Insurance Law § 3015(b)(1) is not applicable because Syncora does not seek to defeat recovery by the insureds and does not seek rescission of the insurance policies, which it could not do because the policies are unconditional and irrevocable (see Ambac Assur. Corp. v Countrywide Home Loans, Inc., __ NY__, 2018 NY Slip Op 04686, *3 [2018]).

Syncora sufficiently alleges facts from which it can be inferred that it sustained damages arising from the alleged fraud (see Deerfield Communications Corp. v Chesebrough-Ponds, Inc., 68 NY2d 954, 956 [1986]). Any factual questions as to whether the damages it seeks to recover are identical to rescissory damages may not be resolved on this motion to dismiss (see Ambac Assur. Corp., 2018 NY Slip Op 04686, *3).

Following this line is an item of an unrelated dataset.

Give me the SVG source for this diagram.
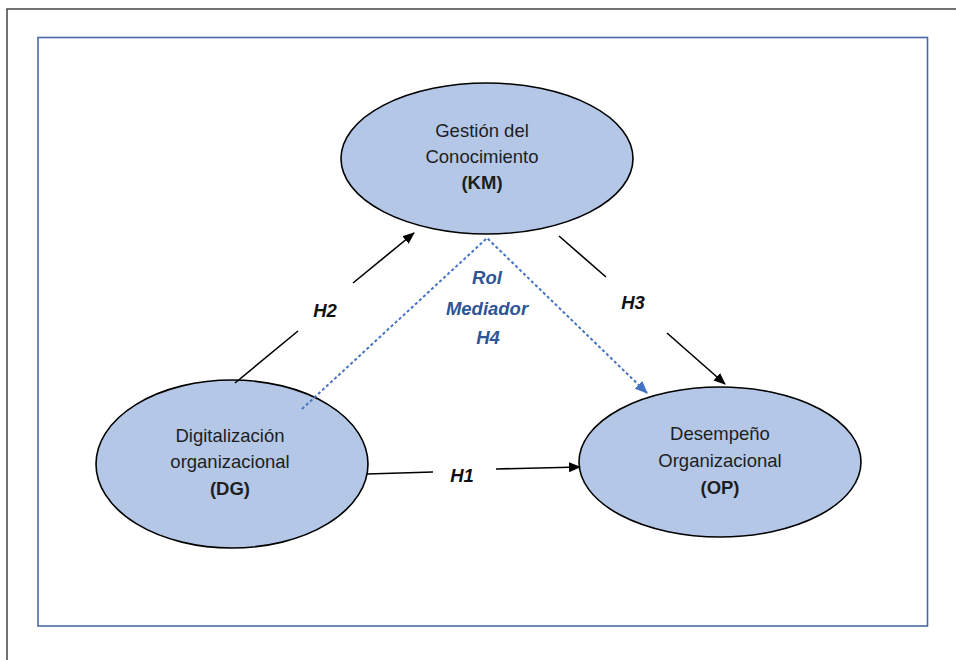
<svg xmlns="http://www.w3.org/2000/svg" width="956" height="660" viewBox="0 0 956 660">
  <style>
    .node { fill: #B4C7E7; stroke: #000; stroke-width: 1.6; }
    .lbl { font-family: "Liberation Sans", Arial, sans-serif; font-size: 18.5px; fill: #1e1e1e; text-anchor: middle; }
    .b { font-weight: bold; }
    .hyp { font-family: "Liberation Sans", Arial, sans-serif; font-size: 18.5px; font-weight: bold; font-style: italic; fill: #111; text-anchor: middle; }
    .med { fill: #2F5597; }
    .edge { stroke: #000; stroke-width: 1.6; fill: none; }
    .dot { stroke: #4472C4; stroke-width: 2; stroke-dasharray: 3 2.5; fill: none; }
  </style>
  <defs>
    <marker id="arrow" viewBox="0 0 12 10" refX="11" refY="5" markerWidth="12" markerHeight="10" markerUnits="userSpaceOnUse" orient="auto">
      <path d="M0,0 L12,5 L0,10 z" fill="#000"/>
    </marker>
    <marker id="arrowBlue" viewBox="0 0 12 10" refX="11" refY="5" markerWidth="13" markerHeight="11" markerUnits="userSpaceOnUse" orient="auto">
      <path d="M0,0 L12,5 L0,10 z" fill="#4472C4"/>
    </marker>
  </defs>

  <rect width="956" height="660" fill="#fff"/>
  <!-- outer frame -->
  <rect x="7" y="9" width="1000" height="700" fill="none" stroke="#444" stroke-width="1.5"/>
  <!-- inner panel -->
  <rect x="38" y="37.5" width="889.5" height="588.5" fill="none" stroke="#4A6AA5" stroke-width="1.6"/>

  <g id="km">
    <ellipse class="node" cx="487" cy="158.5" rx="146" ry="75.5"/>
    <text class="lbl" x="482" y="137">Gestión del</text>
    <text class="lbl" x="482" y="163">Conocimiento</text>
    <text class="lbl b" x="482" y="189">(KM)</text>
  </g>

  <g id="dg">
    <ellipse class="node" cx="232" cy="464" rx="136" ry="84"/>
    <text class="lbl" x="230" y="442">Digitalización</text>
    <text class="lbl" x="230" y="468">organizacional</text>
    <text class="lbl b" x="230" y="495">(DG)</text>
  </g>

  <g id="op">
    <ellipse class="node" cx="720" cy="462" rx="141" ry="75"/>
    <text class="lbl" x="720" y="440">Desempeño</text>
    <text class="lbl" x="720" y="467">Organizacional</text>
    <text class="lbl b" x="720" y="494">(OP)</text>
  </g>

  <g id="connectors">
    <!-- H2 -->
    <line class="edge" x1="235" y1="383" x2="298" y2="331"/>
    <line class="edge" x1="353" y1="283" x2="414" y2="233" marker-end="url(#arrow)"/>
    <!-- H3 -->
    <line class="edge" x1="559" y1="236" x2="606" y2="277"/>
    <line class="edge" x1="667" y1="333" x2="725" y2="384" marker-end="url(#arrow)"/>
    <!-- H1 -->
    <line class="edge" x1="367" y1="474" x2="433" y2="472"/>
    <line class="edge" x1="496" y1="469" x2="580" y2="467" marker-end="url(#arrow)"/>
    <!-- H4 mediating path -->
    <polyline class="dot" points="302,409 487,238 647,393" marker-end="url(#arrowBlue)"/>
  </g>

  <g id="labels">
    <text class="hyp" x="325" y="317">H2</text>
    <text class="hyp" x="633" y="309">H3</text>
    <text class="hyp" x="462" y="482">H1</text>
    <text class="hyp med" x="487" y="284">Rol</text>
    <text class="hyp med" x="487" y="315">Mediador</text>
    <text class="hyp med" x="488" y="344">H4</text>
  </g>
</svg>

United States Life Ins. Co. in the City of N.Y. v Blumenfeld (92 AD3d 487 [1st Dept 2012], and 113 AD3d 530 [1st Dept 2014]) do not require dismissal of Syncora's fraud and negligent misrepresentation claims. There, the insurer sought a declaratory judgment rescinding a life insurance policy on the ground that the insured had made misrepresentations in its application for coverage. The complaint provided no basis for inferring that the insurer had sustained any compensable damages, apart from its rescission claim. Here, in contrast, Syncora [*2]alleges it has sustained hundreds of millions of dollars in damages as a result of Macquarie's fraudulent misrepresentations, which induced Syncora to issue the irrevocable policies to third parties.

THIS CONSTITUTES THE DECISION AND ORDER

OF THE SUPREME COURT, APPELLATE DIVISION, FIRST DEPARTMENT.